Fly Pan Am – C’est Ça
(Constellation)
It’s been a while, as the awful post-grunge/nu-metal outfit Staind sang back in 2001. It was almost that long ago that the experimental rock band Fly Pan Am released their last album. That was in 2004, to be precise. The album was called N’écoutez Pas which translates as "DO NOT LISTEN". Presumably some folk still were, so the band went on hiatus. That’ll show ’em. This one’s called C’est Ça, a term that’s usually used as some sort of confirmation in a similar way to how an English speaker might say "exactly", "that’s right", or "that’s it". Hey, Fly Pan Am! Do you want to people to listen to you again? "C’est ça!" Fair enough.

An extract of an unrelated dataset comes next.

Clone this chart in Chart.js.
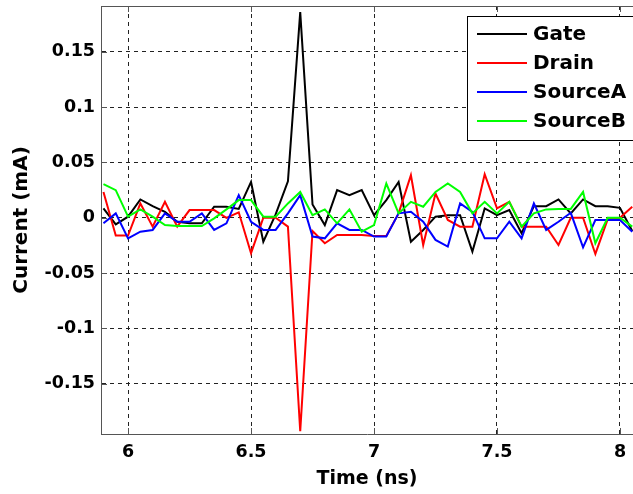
<!DOCTYPE html>
<html>
<head>
<meta charset="utf-8">
<script src="https://cdn.jsdelivr.net/npm/chart.js@4/dist/chart.umd.min.js"></script>
<style>
  body { margin: 0; background: #fff; }
  canvas { display: block; }
</style>
</head>
<body>
<canvas id="chart" width="633" height="494"></canvas>
<script>
// Time samples (ns)
const time = [5.9, 5.95, 6.0, 6.05, 6.1, 6.15, 6.2, 6.25, 6.3, 6.35, 6.4, 6.45, 6.5, 6.55, 6.6, 6.65,
    6.7, 6.75, 6.8, 6.85, 6.9, 6.95, 7.0, 7.05, 7.1, 7.15, 7.2, 7.25, 7.3, 7.35, 7.4, 7.45,
    7.5, 7.55, 7.6, 7.65, 7.7, 7.75, 7.8, 7.85, 7.9, 7.95, 8.0, 8.05];

// Currents (mA)
const gate = [0.0085, -0.006, 0.001, 0.0166, 0.0105, 0.0054, -0.0036, -0.005, -0.005, 0.01, 0.01, 0.008,
    0.0324, -0.0216, 0.003, 0.033, 0.186, 0.012, -0.0066, 0.025, 0.0205, 0.025, 0.0024, 0.016,
    0.0324, -0.0216, -0.011, 0.001, 0.0024, 0.0024, -0.0306, 0.0085, 0.0024, 0.007, -0.014, 0.0105,
    0.0105, 0.0166, 0.004, 0.0166, 0.0105, 0.0105, 0.009, -0.012];
const drain = [0.0234, -0.016, -0.016, 0.013, -0.008, 0.0144, -0.008, 0.007, 0.007, 0.007, 0, 0.005,
    -0.032, 0, 0, -0.008, -0.193, -0.012, -0.023, -0.0156, -0.0156, -0.0156, -0.0165, -0.0165,
    0.004, 0.0385, -0.0246, 0.022, -0.002, -0.008, -0.008, 0.0394, 0.0085, 0.0144, -0.008, -0.008,
    -0.008, -0.0246, 0, 0, -0.0327, -0.0015, 0, 0.01];
const sourceA = [-0.005, 0.004, -0.0186, -0.0126, -0.011, 0.004, -0.0036, -0.0036, 0.004, -0.011, -0.005, 0.0205,
    -0.0036, -0.011, -0.011, 0.004, 0.0205, -0.017, -0.0186, -0.005, -0.011, -0.011, -0.017, -0.017,
    0.004, 0.0054, -0.0036, -0.02, -0.026, 0.013, 0.0054, -0.0186, -0.0186, -0.0036, -0.0186, 0.013,
    -0.011, -0.0036, 0.0045, -0.0267, -0.002, -0.002, -0.002, -0.0126];
const sourceB = [0.0304, 0.025, 0.001, 0.0076, 0.001, -0.0066, -0.0075, -0.0075, -0.0075, -0.0005, 0.0076, 0.016,
    0.016, 0.001, 0.001, 0.013, 0.0234, 0.0024, 0.0076, -0.005, 0.0076, -0.0126, -0.0066, 0.031,
    0.004, 0.0144, 0.01, 0.0234, 0.031, 0.0234, 0.004, 0.0144, 0.004, 0.0144, -0.008, 0.004,
    0.0076, 0.008, 0.008, 0.0234, -0.023, 0, 0, -0.008];

const seriesNames = ['Gate', 'Drain', 'SourceA', 'SourceB'];
const seriesColors = ['#000000', '#ff0000', '#0000ff', '#00ff00'];

const xTicks = [6, 6.5, 7, 7.5, 8];
const xTickLabels = ['6', '6.5', '7', '7.5', '8'];
const yTicks = [-0.15, -0.1, -0.05, 0, 0.05, 0.1, 0.15];
const yTickLabels = ['-0.15', '-0.1', '-0.05', '0', '0.05', '0.1', '0.15'];

const FONT = 'DejaVu Sans';
const toPoints = arr => arr.map((v, i) => ({ x: time[i], y: v }));

// MATLAB style frame: top border, inward tick marks and the legend box
const framePlugin = {
    id: 'frame',
    afterDraw(chart) {
        const { ctx, chartArea: a, scales } = chart;
        ctx.save();
        ctx.strokeStyle = '#555';
        ctx.lineWidth = 1;
        ctx.beginPath();
        ctx.moveTo(a.left, a.top + 0.5);
        ctx.lineTo(a.right, a.top + 0.5);
        xTicks.forEach(v => {
            const px = Math.round(scales.x.getPixelForValue(v)) + 0.5;
            ctx.moveTo(px, a.bottom); ctx.lineTo(px, a.bottom - 6);
            ctx.moveTo(px, a.top); ctx.lineTo(px, a.top + 6);
        });
        yTicks.forEach(v => {
            const py = Math.round(scales.y.getPixelForValue(v)) + 0.5;
            ctx.moveTo(a.left, py); ctx.lineTo(a.left + 6, py);
        });
        ctx.stroke();

        // legend
        const lx = 467.5, ly = 16.5, lw = 180, lh = 124;
        ctx.fillStyle = '#fff';
        ctx.fillRect(lx, ly, lw, lh);
        ctx.strokeStyle = '#000';
        ctx.strokeRect(lx, ly, lw, lh);
        ctx.font = `bold 20px "${FONT}"`;
        ctx.textBaseline = 'middle';
        seriesNames.forEach((name, i) => {
            const y = 34 + i * 29;
            ctx.strokeStyle = seriesColors[i];
            ctx.lineWidth = 2;
            ctx.beginPath();
            ctx.moveTo(477, y); ctx.lineTo(527, y);
            ctx.stroke();
            ctx.fillStyle = '#000';
            ctx.fillText(name, 533, y + 1);
        });
        ctx.restore();
    }
};

const datasets = [gate, drain, sourceA, sourceB].map((arr, i) => ({
    label: seriesNames[i],
    data: toPoints(arr),
    borderColor: seriesColors[i],
    backgroundColor: seriesColors[i],
    borderWidth: 2,
    pointRadius: 0,
    tension: 0,
    order: 3 - i
}));

new Chart(document.getElementById('chart'), {
    type: 'line',
    data: { datasets },
    options: {
        responsive: false,
        animation: false,
        devicePixelRatio: 1,
        layout: { padding: { top: 6, right: 0, left: 0, bottom: 0 } },
        plugins: { legend: { display: false }, tooltip: { enabled: false } },
        scales: {
            x: {
                type: 'linear',
                min: 5.89,
                max: 8.053,
                afterBuildTicks: s => { s.ticks = xTicks.map(v => ({ value: v })); },
                afterFit: s => { s.height = 60; s.paddingLeft = 0; s.paddingRight = 0; },
                ticks: {
                    callback: (v, i) => xTickLabels[i],
                    color: '#000',
                    font: { family: FONT, size: 17.5, weight: 'bold' },
                    padding: 8,
                    maxRotation: 0,
                    autoSkip: false
                },
                grid: { color: '#222', lineWidth: 1, drawTicks: false },
                border: { color: '#555', width: 1, dash: [4, 4] },
                title: {
                    display: true,
                    text: 'Time (ns)',
                    color: '#000',
                    font: { family: FONT, size: 19, weight: 'bold', lineHeight: 1.2 },
                    padding: { top: 0, bottom: 4 }
                }
            },
            y: {
                type: 'linear',
                min: -0.1955,
                max: 0.1915,
                afterBuildTicks: s => { s.ticks = yTicks.map(v => ({ value: v })); },
                afterFit: s => { s.width = 101; s.paddingTop = 0; s.paddingBottom = 0; },
                ticks: {
                    callback: (v, i) => yTickLabels[i],
                    color: '#000',
                    font: { family: FONT, size: 17.5, weight: 'bold' },
                    padding: 6,
                    autoSkip: false
                },
                grid: { color: '#222', lineWidth: 1, drawTicks: false },
                border: { color: '#555', width: 1, dash: [4, 4] },
                title: {
                    display: true,
                    text: 'Current (mA)',
                    color: '#000',
                    font: { family: FONT, size: 20, weight: 'bold', lineHeight: 1.2 },
                    padding: { top: 10, bottom: 0 }
                }
            }
        }
    },
    plugins: [framePlugin]
});
</script>
</body>
</html>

They used to be lumped in with post-rock, of course, being Canadians who released music through Montreal’s Constellation Records and sharing certain members with Godspeed You! Black Emperor. Fly Pan Am were more hyperactive, jittery and shoegaze-inclined than many of their contemporaries, however. They were also, dare I say it, simultaneously more entertaining and more interesting. The track lengths on their comeback album are relatively snappy in length for a post-post-rock band yet chockfull of ideas and in a constant state of flux. Nothing stays still for long in this colourful thunderstorm of pattering drumbeats, motorik bass grooves, restless rhythm changes, sparkling electronics, general stomping and shimmering, disruptive static fuzz, and the kind of dense & woozy guitar effects that Kevin Shields of My Bloody Valentine took whole decades of his life trying to perfect. (Is that what Fly Pan Am have been up to all this time? Shoegazers, hey? Leave them alone for five minutes and you won’t see them again until your children have finished university.) Beneath the instrumental maelstrom lurk the vocal parts. Some of these are breathy, as might be expected given the marsh-like MBV distortion. On ‘Bleeding Decay’ things get a bit more Public Image Ltd or Pop Group-y in terms of the wobble-throated chanting. In places, the vocals grow so anguished they genuinely approach black-metal levels of existential shriek. Rrrrrraaaaaaaaaaaaaggggghhhhh!!!!!